## START Records to use

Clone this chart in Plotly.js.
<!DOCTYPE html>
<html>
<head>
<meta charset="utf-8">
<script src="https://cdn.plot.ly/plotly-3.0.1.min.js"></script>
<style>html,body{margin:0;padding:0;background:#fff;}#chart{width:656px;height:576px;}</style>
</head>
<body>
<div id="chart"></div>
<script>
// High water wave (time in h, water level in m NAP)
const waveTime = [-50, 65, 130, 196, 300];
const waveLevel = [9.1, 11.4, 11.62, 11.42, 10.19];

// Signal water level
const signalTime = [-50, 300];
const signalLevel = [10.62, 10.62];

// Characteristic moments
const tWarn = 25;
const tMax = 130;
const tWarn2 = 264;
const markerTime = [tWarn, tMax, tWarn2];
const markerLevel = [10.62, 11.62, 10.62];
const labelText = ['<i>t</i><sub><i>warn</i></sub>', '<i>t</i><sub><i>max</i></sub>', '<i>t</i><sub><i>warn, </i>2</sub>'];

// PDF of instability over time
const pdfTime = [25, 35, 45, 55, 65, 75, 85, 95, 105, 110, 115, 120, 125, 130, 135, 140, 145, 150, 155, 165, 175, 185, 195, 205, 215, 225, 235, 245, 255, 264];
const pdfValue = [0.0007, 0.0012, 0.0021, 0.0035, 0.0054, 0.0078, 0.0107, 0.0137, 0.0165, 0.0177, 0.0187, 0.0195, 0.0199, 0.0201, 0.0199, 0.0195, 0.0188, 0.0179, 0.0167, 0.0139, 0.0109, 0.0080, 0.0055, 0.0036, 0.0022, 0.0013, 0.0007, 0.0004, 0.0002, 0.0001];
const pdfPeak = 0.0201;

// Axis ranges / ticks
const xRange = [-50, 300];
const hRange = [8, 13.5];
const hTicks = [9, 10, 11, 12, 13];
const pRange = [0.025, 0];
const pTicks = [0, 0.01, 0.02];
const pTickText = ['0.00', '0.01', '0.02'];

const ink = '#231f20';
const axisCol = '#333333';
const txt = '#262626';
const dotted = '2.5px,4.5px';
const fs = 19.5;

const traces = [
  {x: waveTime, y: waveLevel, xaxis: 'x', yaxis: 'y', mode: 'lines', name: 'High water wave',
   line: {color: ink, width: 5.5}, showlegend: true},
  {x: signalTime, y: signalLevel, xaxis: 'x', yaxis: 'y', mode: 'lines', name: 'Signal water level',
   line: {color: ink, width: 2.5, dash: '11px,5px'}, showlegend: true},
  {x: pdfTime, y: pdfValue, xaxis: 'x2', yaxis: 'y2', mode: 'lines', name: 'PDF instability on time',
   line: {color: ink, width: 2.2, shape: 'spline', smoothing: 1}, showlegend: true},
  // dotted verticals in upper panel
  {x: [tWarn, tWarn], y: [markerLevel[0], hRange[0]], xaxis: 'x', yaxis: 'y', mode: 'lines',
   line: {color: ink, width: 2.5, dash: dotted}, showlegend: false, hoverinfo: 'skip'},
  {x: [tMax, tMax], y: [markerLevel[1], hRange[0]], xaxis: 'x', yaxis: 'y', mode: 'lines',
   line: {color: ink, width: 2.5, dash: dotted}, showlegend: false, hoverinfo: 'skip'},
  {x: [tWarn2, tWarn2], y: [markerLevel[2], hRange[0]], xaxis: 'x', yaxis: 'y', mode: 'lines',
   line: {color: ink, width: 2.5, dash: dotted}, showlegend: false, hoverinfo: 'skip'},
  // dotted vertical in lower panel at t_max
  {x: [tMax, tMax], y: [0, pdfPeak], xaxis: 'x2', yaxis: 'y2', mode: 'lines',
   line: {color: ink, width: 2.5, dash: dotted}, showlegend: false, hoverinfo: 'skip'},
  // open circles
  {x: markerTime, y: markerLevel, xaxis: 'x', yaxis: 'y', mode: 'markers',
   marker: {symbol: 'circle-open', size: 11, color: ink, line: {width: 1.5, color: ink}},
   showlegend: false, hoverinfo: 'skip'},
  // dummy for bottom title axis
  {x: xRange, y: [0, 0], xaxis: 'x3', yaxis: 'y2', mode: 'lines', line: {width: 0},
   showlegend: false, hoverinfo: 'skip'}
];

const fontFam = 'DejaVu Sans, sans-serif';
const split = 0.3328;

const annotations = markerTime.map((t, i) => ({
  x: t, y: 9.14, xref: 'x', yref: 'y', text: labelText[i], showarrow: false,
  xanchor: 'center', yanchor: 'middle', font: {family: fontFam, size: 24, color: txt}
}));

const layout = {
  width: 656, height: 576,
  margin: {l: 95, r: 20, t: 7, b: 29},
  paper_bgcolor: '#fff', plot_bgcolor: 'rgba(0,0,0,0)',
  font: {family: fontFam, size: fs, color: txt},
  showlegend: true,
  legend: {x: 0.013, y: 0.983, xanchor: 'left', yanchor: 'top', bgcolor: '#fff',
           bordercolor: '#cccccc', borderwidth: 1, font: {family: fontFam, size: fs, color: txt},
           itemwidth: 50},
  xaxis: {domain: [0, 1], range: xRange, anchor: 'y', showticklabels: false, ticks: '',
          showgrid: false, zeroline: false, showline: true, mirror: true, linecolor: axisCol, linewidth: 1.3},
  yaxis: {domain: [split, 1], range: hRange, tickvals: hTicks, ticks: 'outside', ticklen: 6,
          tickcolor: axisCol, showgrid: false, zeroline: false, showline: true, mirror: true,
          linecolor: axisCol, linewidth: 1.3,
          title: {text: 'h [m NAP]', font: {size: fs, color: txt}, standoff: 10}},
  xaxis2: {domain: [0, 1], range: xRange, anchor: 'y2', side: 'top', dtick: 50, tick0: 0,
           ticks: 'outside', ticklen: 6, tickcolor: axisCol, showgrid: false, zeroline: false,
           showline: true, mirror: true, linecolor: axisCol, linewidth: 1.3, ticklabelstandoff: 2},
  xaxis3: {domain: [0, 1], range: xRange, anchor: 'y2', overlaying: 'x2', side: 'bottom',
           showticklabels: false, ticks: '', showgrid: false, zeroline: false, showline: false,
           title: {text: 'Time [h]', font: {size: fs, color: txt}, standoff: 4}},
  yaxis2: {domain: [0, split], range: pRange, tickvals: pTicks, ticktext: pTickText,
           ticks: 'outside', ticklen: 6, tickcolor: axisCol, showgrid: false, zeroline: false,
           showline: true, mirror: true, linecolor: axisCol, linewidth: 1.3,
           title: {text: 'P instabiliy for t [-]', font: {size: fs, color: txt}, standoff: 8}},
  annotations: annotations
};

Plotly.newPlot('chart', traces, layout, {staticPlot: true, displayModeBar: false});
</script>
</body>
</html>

## END Records to use
## START Records to use

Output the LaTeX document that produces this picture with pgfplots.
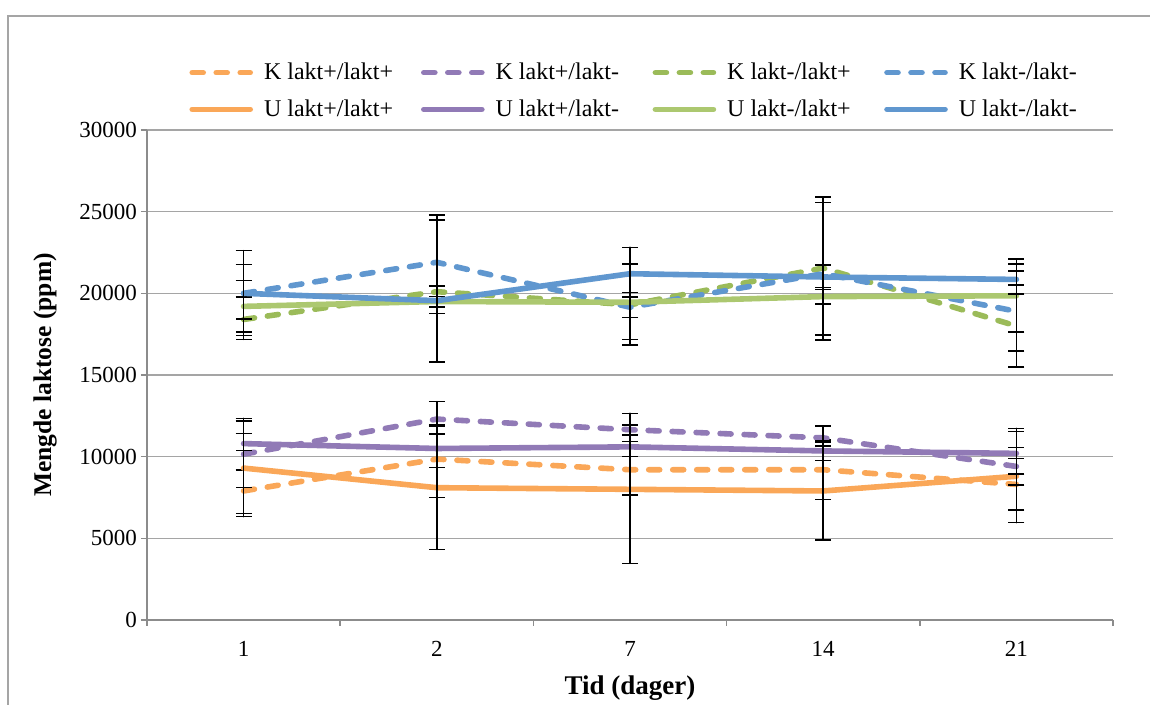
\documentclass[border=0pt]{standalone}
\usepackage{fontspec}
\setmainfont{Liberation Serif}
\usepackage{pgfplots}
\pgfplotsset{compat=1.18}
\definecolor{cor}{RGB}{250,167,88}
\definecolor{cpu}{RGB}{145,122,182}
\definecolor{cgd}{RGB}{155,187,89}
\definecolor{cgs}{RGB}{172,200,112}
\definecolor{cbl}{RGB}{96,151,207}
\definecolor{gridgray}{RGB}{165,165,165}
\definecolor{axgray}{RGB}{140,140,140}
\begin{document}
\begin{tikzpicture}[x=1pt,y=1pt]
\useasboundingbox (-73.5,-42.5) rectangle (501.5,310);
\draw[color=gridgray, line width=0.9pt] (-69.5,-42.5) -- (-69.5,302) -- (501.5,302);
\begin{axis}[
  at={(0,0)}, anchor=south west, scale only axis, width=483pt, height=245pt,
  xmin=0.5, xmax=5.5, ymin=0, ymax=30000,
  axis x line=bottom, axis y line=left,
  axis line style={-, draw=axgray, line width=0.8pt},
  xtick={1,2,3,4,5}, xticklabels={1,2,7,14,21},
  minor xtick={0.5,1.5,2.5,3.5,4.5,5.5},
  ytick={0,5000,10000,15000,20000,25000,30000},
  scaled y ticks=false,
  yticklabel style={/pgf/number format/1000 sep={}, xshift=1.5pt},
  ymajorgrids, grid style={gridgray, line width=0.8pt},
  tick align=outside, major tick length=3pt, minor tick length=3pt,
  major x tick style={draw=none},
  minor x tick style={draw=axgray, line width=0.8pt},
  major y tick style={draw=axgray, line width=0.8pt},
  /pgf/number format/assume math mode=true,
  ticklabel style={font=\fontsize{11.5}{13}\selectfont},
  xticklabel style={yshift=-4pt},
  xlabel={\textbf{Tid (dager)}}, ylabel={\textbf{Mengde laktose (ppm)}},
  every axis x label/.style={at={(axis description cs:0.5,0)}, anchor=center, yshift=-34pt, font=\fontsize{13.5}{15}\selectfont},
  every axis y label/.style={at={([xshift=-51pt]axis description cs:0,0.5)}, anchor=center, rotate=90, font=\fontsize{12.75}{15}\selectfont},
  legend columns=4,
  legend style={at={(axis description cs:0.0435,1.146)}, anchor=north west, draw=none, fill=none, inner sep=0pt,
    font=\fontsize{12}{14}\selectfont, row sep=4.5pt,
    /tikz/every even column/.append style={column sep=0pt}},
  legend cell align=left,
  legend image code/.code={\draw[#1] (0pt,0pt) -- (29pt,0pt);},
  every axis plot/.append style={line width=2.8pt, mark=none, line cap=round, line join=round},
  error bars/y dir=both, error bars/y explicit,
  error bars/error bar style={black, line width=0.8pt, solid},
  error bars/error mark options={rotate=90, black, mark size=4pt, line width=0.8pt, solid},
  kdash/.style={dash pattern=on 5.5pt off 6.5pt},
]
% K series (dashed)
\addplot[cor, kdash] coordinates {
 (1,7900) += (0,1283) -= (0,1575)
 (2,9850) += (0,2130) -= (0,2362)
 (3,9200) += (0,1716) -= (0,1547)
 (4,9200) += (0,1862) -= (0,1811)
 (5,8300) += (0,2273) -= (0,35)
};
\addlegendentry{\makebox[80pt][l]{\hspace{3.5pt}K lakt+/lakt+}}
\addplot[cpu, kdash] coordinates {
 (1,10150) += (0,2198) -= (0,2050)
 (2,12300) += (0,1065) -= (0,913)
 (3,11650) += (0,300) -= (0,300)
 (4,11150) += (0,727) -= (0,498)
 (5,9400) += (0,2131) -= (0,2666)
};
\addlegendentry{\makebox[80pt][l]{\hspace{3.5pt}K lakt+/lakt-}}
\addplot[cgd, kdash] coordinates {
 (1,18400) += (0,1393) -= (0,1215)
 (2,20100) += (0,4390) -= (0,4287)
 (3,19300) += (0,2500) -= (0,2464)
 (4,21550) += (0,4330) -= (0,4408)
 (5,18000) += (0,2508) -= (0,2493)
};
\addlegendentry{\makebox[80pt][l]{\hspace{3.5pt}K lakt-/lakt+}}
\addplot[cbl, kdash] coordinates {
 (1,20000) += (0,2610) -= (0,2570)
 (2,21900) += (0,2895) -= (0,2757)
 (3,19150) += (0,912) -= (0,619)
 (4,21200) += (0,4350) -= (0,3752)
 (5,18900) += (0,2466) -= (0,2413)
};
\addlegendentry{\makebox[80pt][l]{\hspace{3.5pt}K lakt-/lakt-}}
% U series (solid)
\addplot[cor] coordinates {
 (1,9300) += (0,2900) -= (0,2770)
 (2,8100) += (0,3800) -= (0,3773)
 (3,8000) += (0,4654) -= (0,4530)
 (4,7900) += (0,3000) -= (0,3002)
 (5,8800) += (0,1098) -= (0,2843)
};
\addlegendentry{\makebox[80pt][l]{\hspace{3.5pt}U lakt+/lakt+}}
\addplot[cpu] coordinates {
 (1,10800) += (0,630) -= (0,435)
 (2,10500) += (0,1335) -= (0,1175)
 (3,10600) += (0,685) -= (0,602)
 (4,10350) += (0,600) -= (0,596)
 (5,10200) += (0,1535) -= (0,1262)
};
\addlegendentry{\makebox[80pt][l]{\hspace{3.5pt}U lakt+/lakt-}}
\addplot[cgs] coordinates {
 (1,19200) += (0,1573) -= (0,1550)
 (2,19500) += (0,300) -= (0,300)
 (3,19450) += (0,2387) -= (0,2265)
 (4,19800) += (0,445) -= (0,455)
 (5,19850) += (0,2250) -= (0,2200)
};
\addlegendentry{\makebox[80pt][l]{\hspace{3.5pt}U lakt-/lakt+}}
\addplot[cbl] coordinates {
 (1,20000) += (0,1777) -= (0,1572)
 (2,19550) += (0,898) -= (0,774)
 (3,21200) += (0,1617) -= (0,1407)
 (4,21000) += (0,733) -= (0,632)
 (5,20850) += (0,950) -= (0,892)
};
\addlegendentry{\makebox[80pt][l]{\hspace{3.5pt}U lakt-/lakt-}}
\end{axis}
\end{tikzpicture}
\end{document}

## END Records to use

■ Requirement:
Locate the word "chart" in the data above. Copy every line carrying it.

■ Task response:
Clone this chart in Plotly.js.
<style>html,body{margin:0;padding:0;background:#fff;}#chart{width:656px;height:576px;}</style>
<div id="chart"></div>
Plotly.newPlot('chart', traces, layout, {staticPlot: true, displayModeBar: false});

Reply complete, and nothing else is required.